Palił się wiatrak na farmie wiatrowej niedaleko miejscowości Jęczewo (powiat wejherowski, woj. pomorskie). Łopaty wiatraka runęły z wysokości 70 metrów. Jeden z elementów wciąż wisi i stwarza zagrożenie dla osób postronnych. Zdjęcie zamieścił w naszym serwisie portal nadmorski24.pl.
Strażacy otrzymali zgłoszenie o pożarze na farmie wiatrowej po godzinie 5 rano. "Zapalił się generator jednego z wiatraków. Dym był widoczny z dużej odległości, ponieważ farma usytuowana jest na wzniesieniu" - poinformował w rozmowie z redakcją Kontaktu 24 st. asp. Zenon Frankowski, rzecznik prasowy Komendy Powiatowej Państwowej Straży Pożarnej w Wejherowie.
Na miejscu były cztery zastępy straży pożarnej. "Strażacy mieli problemy z dotarciem na farmę ze względu na pofałdowany teren. Trzeba było uruchomić napędy terenowe w samochodach gaśniczych" - wyjaśnił rzecznik.

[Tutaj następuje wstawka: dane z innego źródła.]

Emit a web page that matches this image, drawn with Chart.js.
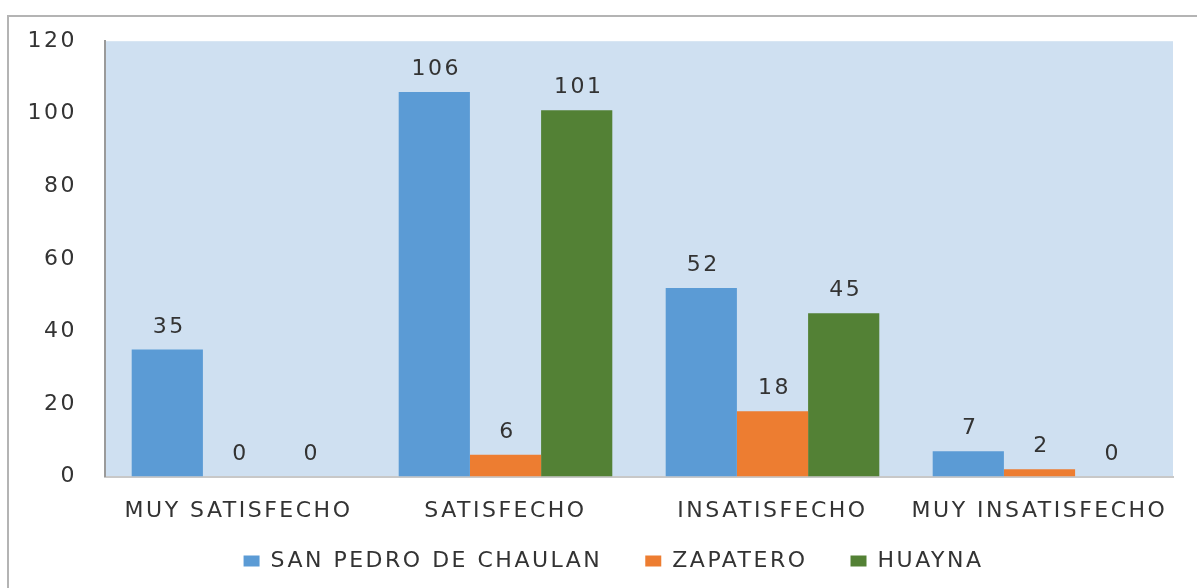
<!DOCTYPE html>
<html>
<head>
<meta charset="utf-8">
<script src="https://cdn.jsdelivr.net/npm/chart.js@4.4.1/dist/chart.umd.min.js"></script>
<style>
  html, body { margin: 0; padding: 0; background: #fff; }
  #wrap { position: relative; width: 1197px; height: 588px; overflow: hidden; }
  #frame { position: absolute; left: 7px; top: 15px; width: 1300px; height: 700px;
           border-top: 2px solid #b4b4b4; border-left: 2px solid #b4b4b4; }
  canvas { position: absolute; left: 0; top: 0; }
</style>
</head>
<body>
<div id="wrap">
  <div id="frame"></div>
  <canvas id="chart" width="1197" height="588"></canvas>
</div>
<script>
const categorias = ['MUY SATISFECHO', 'SATISFECHO', 'INSATISFECHO', 'MUY INSATISFECHO'];
const sanPedro = [35, 106, 52, 7];
const zapatero = [0, 6, 18, 2];
const huayna = [0, 101, 45, 0];
const yTicks = [0, 20, 40, 60, 80, 100, 120];

const FONT = { family: 'DejaVu Sans', size: 22 };
const TEXT = '#333333';

// letter spacing to imitate the stretched text of the original
function spacing(chart) {
  chart.ctx.letterSpacing = '2.5px';
}

const fondo = {
  id: 'fondo',
  beforeUpdate: spacing,
  afterLayout(chart) {
    // legend is centred on the frame, not on the plot
    chart.legend.left += 44;
  },
  beforeDraw(chart) {
    spacing(chart);
    const { ctx, chartArea: a } = chart;
    ctx.save();
    ctx.fillStyle = '#cfe0f1';
    ctx.fillRect(a.left, a.top, a.right - a.left, a.bottom - a.top);
    ctx.restore();
  },
};

const etiquetas = {
  id: 'etiquetas',
  afterDatasetsDraw(chart) {
    const { ctx } = chart;
    ctx.save();
    ctx.font = `${FONT.size}px ${FONT.family}`;
    ctx.fillStyle = TEXT;
    ctx.textAlign = 'center';
    ctx.textBaseline = 'alphabetic';
    chart.data.datasets.forEach((ds, i) => {
      chart.getDatasetMeta(i).data.forEach((bar, j) => {
        ctx.fillText(String(ds.data[j]), bar.x + 2, bar.y - 17);
      });
    });
    ctx.restore();
  },
};

new Chart(document.getElementById('chart'), {
  type: 'bar',
  data: {
    labels: categorias,
    datasets: [
      { label: 'SAN PEDRO DE CHAULAN', data: sanPedro, backgroundColor: '#5b9bd5' },
      { label: 'ZAPATERO', data: zapatero, backgroundColor: '#ed7d31' },
      { label: 'HUAYNA', data: huayna, backgroundColor: '#538135' },
    ],
  },
  options: {
    responsive: false,
    animation: false,
    devicePixelRatio: 1,
    categoryPercentage: 0.8,
    barPercentage: 1.0,
    layout: { padding: { left: 10, right: 24, top: 40, bottom: 6 } },
    plugins: {
      legend: {
        position: 'bottom',
        labels: {
          boxWidth: 16,
          boxHeight: 11,
          padding: 5,
          color: TEXT,
          font: FONT,
          generateLabels(chart) {
            const items = Chart.defaults.plugins.legend.labels.generateLabels(chart);
            items.forEach((it, i) => {
              if (i < items.length - 1) it.text += '\u00a0\u00a0\u00a0\u00a0';
            });
            return items;
          },
        },
      },
      tooltip: { enabled: false },
    },
    scales: {
      x: {
        grid: { display: false, drawTicks: false },
        border: { color: '#c8c8c8', width: 2 },
        ticks: { color: TEXT, font: FONT, padding: 21, maxRotation: 0 },
      },
      y: {
        min: 0,
        max: 120,
        afterBuildTicks(scale) {
          scale.ticks = yTicks.map((v) => ({ value: v }));
        },
        afterFit(scale) {
          scale.width = 95;
        },
        grid: { display: false, drawTicks: false },
        border: { color: '#9a9a9a', width: 2 },
        ticks: { color: TEXT, font: FONT, padding: 28 },
      },
    },
  },
  plugins: [fondo, etiquetas],
});
</script>
</body>
</html>
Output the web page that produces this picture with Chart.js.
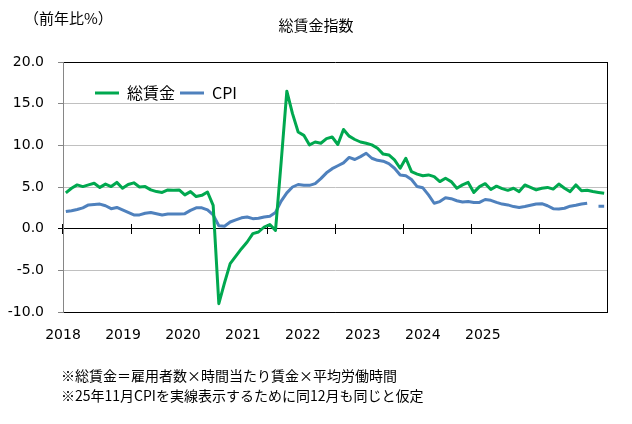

Elementy runęły z 70 metrów
Strażacy ugasili dwie łopaty wiatraka, które spadły na ziemię z około 70 metrów. "Trzecia nadpalona łopata wisi i stwarza zagrożenie. Może spaść" - powiedział aspirant.
"Nie było możliwości prowadzenia działań na wysokości ze względu na bezpieczeństwo strażaków. Właściciel farmy zobowiązał się do pilnowania i wygrodzenia terenu" - dodał strażak.
Nikt nie został poszkodowany. Akcja zakończyła się około godziny 10. Trwa wyjaśnianie przyczyn pożaru.